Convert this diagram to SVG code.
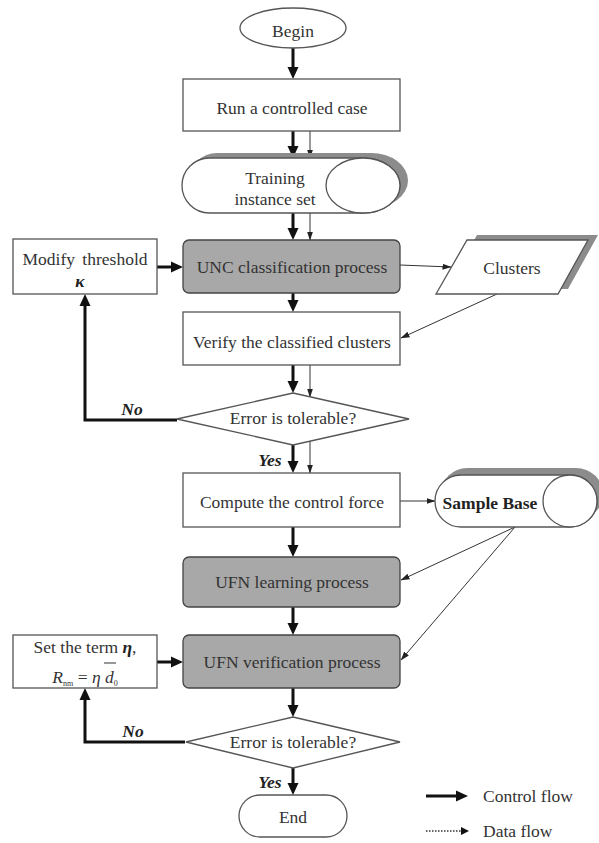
<svg xmlns="http://www.w3.org/2000/svg" width="599" height="843" viewBox="0 0 599 843">
<defs>
<marker id="ah" markerUnits="userSpaceOnUse" markerWidth="12" markerHeight="12" viewBox="0 0 12 12" refX="6" refY="6" orient="auto"><path d="M0,0.5 L12,6 L0,11.5 Z" fill="#111"/></marker>
<marker id="at" markerUnits="userSpaceOnUse" markerWidth="9" markerHeight="8" viewBox="0 0 9 8" refX="8.5" refY="4" orient="auto"><path d="M0,1 L9,4 L0,7 Z" fill="#222"/></marker>
</defs>
<style>
text{font-family:"Liberation Serif","Times New Roman",serif;font-size:17.5px;fill:#333;text-anchor:middle}
.box{fill:#fff;stroke:#555;stroke-width:1.3}
.gbox{fill:#a8a8a8;stroke:#444;stroke-width:1.3}
.shadow{fill:#8c8c8c;stroke:none}
.ctl{fill:none;stroke:#111;stroke-width:3}
.dat{fill:none;stroke:#333;stroke-width:1}
.lbl{font-weight:bold;font-style:italic;fill:#222}
</style>
<rect width="599" height="843" fill="#fff"/>

<g id="connectors">
<line class="ctl" x1="293" y1="48" x2="293" y2="73" marker-end="url(#ah)"/>
<line class="ctl" x1="293" y1="131" x2="293" y2="152" marker-end="url(#ah)"/>
<line class="dat" x1="310" y1="131" x2="310" y2="158" marker-end="url(#at)"/>
<line class="ctl" x1="293" y1="213" x2="293" y2="234" marker-end="url(#ah)"/>
<line class="dat" x1="310" y1="213" x2="310" y2="240" marker-end="url(#at)"/>
<line class="ctl" x1="293" y1="293" x2="293" y2="306" marker-end="url(#ah)"/>
<line class="ctl" x1="293" y1="365" x2="293" y2="387" marker-end="url(#ah)"/>
<line class="dat" x1="310" y1="365" x2="310" y2="397" marker-end="url(#at)"/>
<line class="ctl" x1="293" y1="445" x2="293" y2="467" marker-end="url(#ah)"/>
<line class="dat" x1="310" y1="441" x2="310" y2="473" marker-end="url(#at)"/>
<line class="ctl" x1="293" y1="527" x2="293" y2="551" marker-end="url(#ah)"/>
<line class="ctl" x1="293" y1="607" x2="293" y2="629" marker-end="url(#ah)"/>
<line class="ctl" x1="293" y1="688" x2="293" y2="711" marker-end="url(#ah)"/>
<line class="ctl" x1="293" y1="768" x2="293" y2="789" marker-end="url(#ah)"/>
<line class="ctl" x1="157" y1="267" x2="177" y2="267" marker-end="url(#ah)"/>
<line class="ctl" x1="157" y1="662" x2="177" y2="662" marker-end="url(#ah)"/>
<polyline class="ctl" points="177,420 85,420 85,300" marker-end="url(#ah)"/>
<polyline class="ctl" points="185,742 85,742 85,694" marker-end="url(#ah)"/>
<line class="dat" x1="400" y1="265" x2="451" y2="267" marker-end="url(#at)"/>
<line class="dat" x1="497" y1="294" x2="401" y2="338" marker-end="url(#at)"/>
<line class="dat" x1="400" y1="501" x2="435" y2="501" marker-end="url(#at)"/>
<line class="dat" x1="515" y1="527" x2="401" y2="580" marker-end="url(#at)"/>
<line class="dat" x1="515" y1="527" x2="401" y2="660" marker-end="url(#at)"/>
</g>

<g id="begin">
<ellipse class="box" cx="293" cy="28" rx="53" ry="20"/>
<text x="293" y="37">Begin</text>
</g>

<g id="run">
<rect class="box" x="183" y="79" width="217" height="52"/>
<text x="292" y="114">Run a controlled case</text>
</g>

<g id="training">
<path class="shadow" d="M217,153 H371 A37 27.5 0 0 1 371 208 H217 A27.5 27.5 0 0 1 217 153 Z"/>
<path class="box" d="M209.5,158 H363 A37 27.5 0 0 1 363 213 H209.5 A27.5 27.5 0 0 1 209.5 158 Z"/>
<ellipse class="box" cx="363" cy="185.5" rx="37" ry="27.5"/>
<text x="275" y="184">Training</text>
<text x="275" y="205">instance set</text>
</g>

<g id="unc">
<rect class="gbox" x="183" y="240" width="217" height="53" rx="6"/>
<text x="292" y="273">UNC classification process</text>
</g>

<g id="modify">
<rect class="box" x="13" y="239" width="144" height="55"/>
<text x="85" y="265" style="word-spacing:3px">Modify threshold</text>
<text x="80" y="287" class="lbl">κ</text>
</g>

<g id="clusters">
<polygon class="shadow" points="477,235 598,235 568,289 447,289"/>
<polygon class="box" points="467,240 588,240 558,294 436,294"/>
<text x="512" y="274">Clusters</text>
</g>

<g id="verify">
<rect class="box" x="183" y="312" width="217" height="53"/>
<text x="292" y="348">Verify the classified clusters</text>
</g>

<g id="decision1">
<polygon class="box" points="293,393 409,419 293,445 177,419"/>
<text x="293" y="424">Error is tolerable?</text>
<text x="132" y="415" class="lbl">No</text>
<text x="270" y="466" class="lbl">Yes</text>
</g>

<g id="compute">
<rect class="box" x="183" y="473" width="217" height="54"/>
<text x="292" y="508">Compute the control force</text>
</g>

<g id="samplebase">
<path class="shadow" d="M467,468 H576 A27 26 0 0 1 576 520 H467 A26 26 0 0 1 467 468 Z"/>
<path class="box" d="M461,475 H570 A27 26 0 0 1 570 527 H461 A26 26 0 0 1 461 475 Z"/>
<ellipse class="box" cx="570" cy="501" rx="27" ry="26"/>
<text x="490" y="509" style="font-weight:bold;fill:#222">Sample Base</text>
</g>

<g id="learning">
<rect class="gbox" x="183" y="557" width="217" height="50" rx="6"/>
<text x="292" y="588">UFN learning process</text>
</g>

<g id="verification">
<rect class="gbox" x="183" y="635" width="217" height="53" rx="6"/>
<text x="292" y="668">UFN verification process</text>
</g>

<g id="setterm">
<rect class="box" x="13" y="635" width="144" height="53"/>
<text x="85" y="653">Set the term <tspan class="lbl">η</tspan>,</text>
<text x="85" y="683"><tspan font-style="italic">R</tspan><tspan font-size="8" dy="3">nm</tspan><tspan dy="-3"> = </tspan><tspan font-style="italic">η </tspan><tspan font-style="italic">d</tspan><tspan font-size="8" dy="3">0</tspan></text>
<line x1="104" y1="663" x2="116" y2="663" stroke="#333" stroke-width="1"/>
</g>

<g id="decision2">
<polygon class="box" points="293,717 400,742 293,768 186,742"/>
<text x="293" y="748">Error is tolerable?</text>
<text x="133" y="737" class="lbl">No</text>
<text x="270" y="788" class="lbl">Yes</text>
</g>

<g id="end">
<rect class="box" x="239" y="795" width="108" height="42" rx="21"/>
<text x="293" y="823">End</text>
</g>

<g id="legend">
<line class="ctl" x1="426" y1="796" x2="462" y2="796" marker-end="url(#ah)"/>
<text x="483" y="802" style="text-anchor:start">Control flow</text>
<line x1="426" y1="831" x2="461" y2="831" stroke="#333" stroke-width="1.5" stroke-dasharray="1.5,1.5"/>
<path d="M461,827 L469,831 L461,835 Z" fill="#111"/>
<text x="483" y="837" style="text-anchor:start">Data flow</text>
</g>
</svg>
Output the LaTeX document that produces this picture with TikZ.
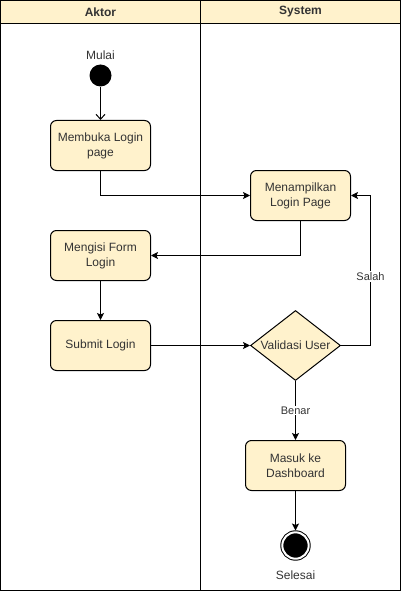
\documentclass[tikz,border=0pt]{standalone}
\usepackage{fontspec}
\setmainfont{Liberation Sans}
\usepackage{tikz}
\usetikzlibrary{arrows.meta,shapes.geometric}
\usepackage{xcolor}
\definecolor{LaneYellow}{HTML}{FFF2CC}
\definecolor{TextGray}{HTML}{333333}

\tikzset{
  lanehead/.style={draw, fill=LaneYellow, minimum width=200pt, minimum height=23pt,
    inner sep=0pt, outer sep=0pt, text=TextGray, font=\fontsize{12}{14}\selectfont\bfseries},
  action/.style={draw, fill=LaneYellow, rounded corners=6pt, minimum width=100pt,
    minimum height=50pt, inner sep=2pt, align=center, text=TextGray,
    font=\fontsize{12}{15}\selectfont},
  decision/.style={diamond, draw, fill=LaneYellow, minimum width=90pt, minimum height=70pt,
    inner sep=0pt},
  startstate/.style={circle, fill=black, minimum size=22pt, inner sep=0pt},
  endstate/.style={circle, draw=black, fill=black, double=white, double distance=2pt,
    minimum size=26.4pt, inner sep=0pt, outer sep=1.8pt},
  flow/.style={-{Stealth[length=7pt,width=7pt,inset=1.5pt]}},
  guard/.style={fill=white, text=TextGray, font=\fontsize{11}{13}\selectfont, inner sep=1pt},
  caption/.style={text=TextGray, font=\fontsize{12}{14}\selectfont},
}

\begin{document}
\begin{tikzpicture}[x=1pt, y=-1pt, line width=1pt]
    \useasboundingbox (-0.5,-0.5) rectangle (400.5,590.5);
    % swimlanes
    \foreach \x/\name/\title in {0/aktor/Aktor,200/system/System} {
     \draw (\x,0) rectangle ++(200,590);
     \node[lanehead] (\name) at (\x+100,11.5) {\title};
    }
    % nodes
    \node[startstate, label={[caption, label distance=1pt]above:Mulai}] (start) at (100,75) {};
    \node[action] (login) at (100,145) {Membuka Login\\page};
    \node[action] (show) at (300,195) {Menampilkan\\Login Page};
    \node[action] (form) at (100,255) {Mengisi Form\\Login};
    \node[action] (submit) at (100,345) {Submit Login};
    \node[decision, label={[caption]center:Validasi User}] (valid) at (295,345) {};
    \node[action] (dash) at (295,465) {Masuk ke\\Dashboard};
    \node[endstate, label={[caption, label distance=6pt]below:Selesai}] (stop) at (295,545) {};
    \coordinate (salahturn) at (370,345);
    % connectors
    \draw[-{Straight Barb[length=5pt,width=9pt]}] (start) -- (login);
    \draw[flow] (login.south) |- (show.west);
    \draw[flow] (show.south) |- (form.east);
    \draw[flow] (form) -- (submit);
    \draw[flow] (submit) -- (valid);
    \draw[flow] (valid.east) -- (salahturn) |- node[guard, pos=0.23] {Salah} (show.east);
    \draw[flow] (valid) -- node[guard] {Benar} (dash);
    \draw[flow] (dash) -- (stop);
   \end{tikzpicture}
\end{document}
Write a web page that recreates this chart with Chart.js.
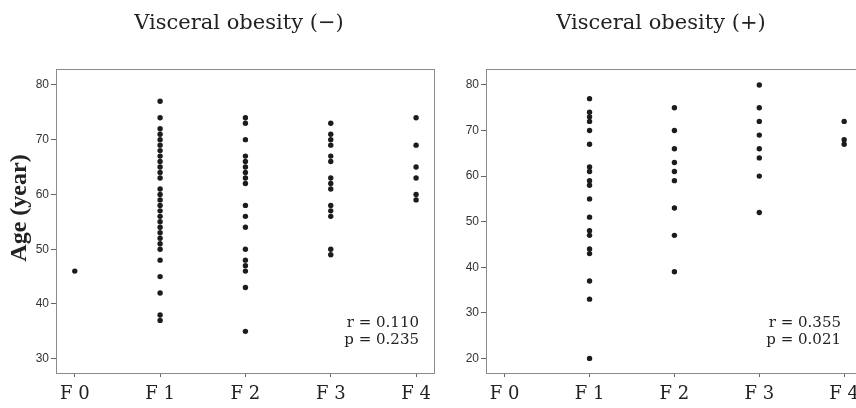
<!DOCTYPE html>
<html><head><meta charset="utf-8">
<script src="https://cdn.jsdelivr.net/npm/chart.js@4/dist/chart.umd.min.js"></script>
<style>
html,body{margin:0;padding:0;background:#fff;width:856px;height:408px;overflow:hidden;position:relative}
canvas{position:absolute;top:0}
#c1{left:0}
#c2{left:430px}
</style></head><body>
<canvas id="c1" width="440" height="408"></canvas>
<canvas id="c2" width="440" height="408"></canvas>
<script>
// ---- data ----
const stageLabels = ['F 0', 'F 1', 'F 2', 'F 3', 'F 4'];

// Visceral obesity (−): age per fibrosis stage
const negF0 = [46];
const negF1 = [77, 74, 72, 71, 70, 69, 68, 67, 66, 65, 64, 63, 61, 60, 59, 58, 57, 56, 55, 54, 53, 52, 51, 50, 48, 45, 42, 38, 37];
const negF2 = [74, 73, 70, 67, 66, 65, 64, 63, 62, 58, 56, 54, 50, 48, 47, 46, 43, 35];
const negF3 = [73, 71, 70, 69, 67, 66, 63, 62, 61, 58, 57, 56, 50, 49];
const negF4 = [74, 69, 65, 63, 60, 59];

// Visceral obesity (+): age per fibrosis stage
const posF0 = [];
const posF1 = [77, 74, 73, 72, 70, 67, 62, 61, 59, 58, 55, 51, 48, 47, 44, 43, 37, 33, 20];
const posF2 = [75, 70, 66, 63, 61, 59, 53, 47, 39];
const posF3 = [80, 75, 72, 69, 66, 64, 60, 52];
const posF4 = [72, 68, 67];

const yTicksNeg = [30, 40, 50, 60, 70, 80];
const yTicksPos = [20, 30, 40, 50, 60, 70, 80];

const titleNeg = 'Visceral obesity (−)';
const titlePos = 'Visceral obesity (+)';
const statsNeg = ['r = 0.110', 'p = 0.235'];
const statsPos = ['r = 0.355', 'p = 0.021'];
const yAxisTitle = 'Age (year)';

// ---- helpers ----
function toPoints(groups) {
  const pts = [];
  groups.forEach((g, i) => g.forEach(v => pts.push({ x: i, y: v })));
  return pts;
}

const SERIF = '"DejaVu Serif", serif';

function makeChart(id, groups, yTicks, yMin, yMax, cfg) {
  const textPlugin = {
    id: 'texts',
    beforeDatasetsDraw(chart) {
      const { ctx, chartArea: a } = chart;
      ctx.save();
      ctx.strokeStyle = '#8a8a8a';
      ctx.lineWidth = 1;
      ctx.strokeRect(Math.round(a.left) + 0.5, Math.round(a.top) + 0.5,
                     Math.round(a.right - a.left), Math.round(a.bottom - a.top));
      ctx.restore();
    },
    afterDraw(chart) {
      const { ctx, chartArea: a } = chart;
      ctx.save();
      ctx.fillStyle = '#222';
      ctx.font = '21px ' + SERIF;
      ctx.textAlign = 'center';
      ctx.textBaseline = 'alphabetic';
      ctx.fillText(cfg.title, cfg.titleX, 29);

      ctx.font = '15px ' + SERIF;
      ctx.textAlign = 'right';
      ctx.fillText(cfg.stats[0], a.right - cfg.statsInset, 327);
      ctx.fillText(cfg.stats[1], a.right - cfg.statsInset, 344);

      if (cfg.yTitle) {
        ctx.translate(20, 208);
        ctx.rotate(-Math.PI / 2);
        ctx.font = 'bold 24px "Liberation Serif", serif';
        ctx.textAlign = 'center';
        ctx.textBaseline = 'middle';
        ctx.fillText(cfg.yTitle, 0, 0);
      }
      ctx.restore();
    }
  };

  return new Chart(document.getElementById(id), {
    type: 'scatter',
    data: {
      datasets: [{
        data: toPoints(groups),
        pointRadius: 2.7,
        pointBackgroundColor: '#1c1c1c',
        pointBorderWidth: 0,
        pointHoverRadius: 2.7
      }]
    },
    options: {
      responsive: false,
      animation: false,
      events: [],
      layout: { padding: { left: 0, top: 69, right: cfg.padRight, bottom: 0 } },
      plugins: { legend: { display: false }, tooltip: { enabled: false }, title: { display: false } },
      scales: {
        x: {
          type: 'linear',
          min: -0.22,
          max: 4.21,
          afterFit(s) { s.height = 35; },
          afterBuildTicks(s) { s.ticks = stageLabels.map((_, i) => ({ value: i })); },
          border: { display: false },
          grid: { display: true, drawOnChartArea: false, drawTicks: true, tickLength: 4, color: '#666' },
          ticks: {
            autoSkip: false, maxRotation: 0, padding: 7,
            color: '#222',
            font: { family: SERIF, size: 18 },
            callback: v => stageLabels[v]
          }
        },
        y: {
          min: yMin,
          max: yMax,
          afterFit(s) { s.width = 56; },
          afterBuildTicks(s) { s.ticks = yTicks.map(v => ({ value: v })); },
          border: { display: false },
          grid: { display: true, drawOnChartArea: false, drawTicks: true, tickLength: 5, color: '#666' },
          ticks: {
            padding: 2,
            color: '#333',
            font: { family: '"Liberation Sans", Arial, sans-serif', size: 12 }
          }
        }
      }
    },
    plugins: [textPlugin]
  });
}

makeChart('c1', [negF0, negF1, negF2, negF3, negF4], yTicksNeg, 27.4, 82.9,
  { title: titleNeg, titleX: 239, stats: statsNeg, statsInset: 15, padRight: 6, yTitle: yAxisTitle });
makeChart('c2', [posF0, posF1, posF2, posF3, posF4], yTicksPos, 16.8, 83.5,
  { title: titlePos, titleX: 231, stats: statsPos, statsInset: 21, padRight: 8, yTitle: null });
</script>
</body></html>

What this task involves:
Give back exactly the lines from the one containing "Write a web" to the one containing "const stageLabels = ['F", both included, and no pictures.

Task output:
Write a web page that recreates this chart with Chart.js.
<!DOCTYPE html>
<html><head><meta charset="utf-8">
<script src="https://cdn.jsdelivr.net/npm/chart.js@4/dist/chart.umd.min.js"></script>
<style>
html,body{margin:0;padding:0;background:#fff;width:856px;height:408px;overflow:hidden;position:relative}
canvas{position:absolute;top:0}
#c1{left:0}
#c2{left:430px}
</style></head><body>
<canvas id="c1" width="440" height="408"></canvas>
<canvas id="c2" width="440" height="408"></canvas>
<script>
// ---- data ----
const stageLabels = ['F 0', 'F 1', 'F 2', 'F 3', 'F 4'];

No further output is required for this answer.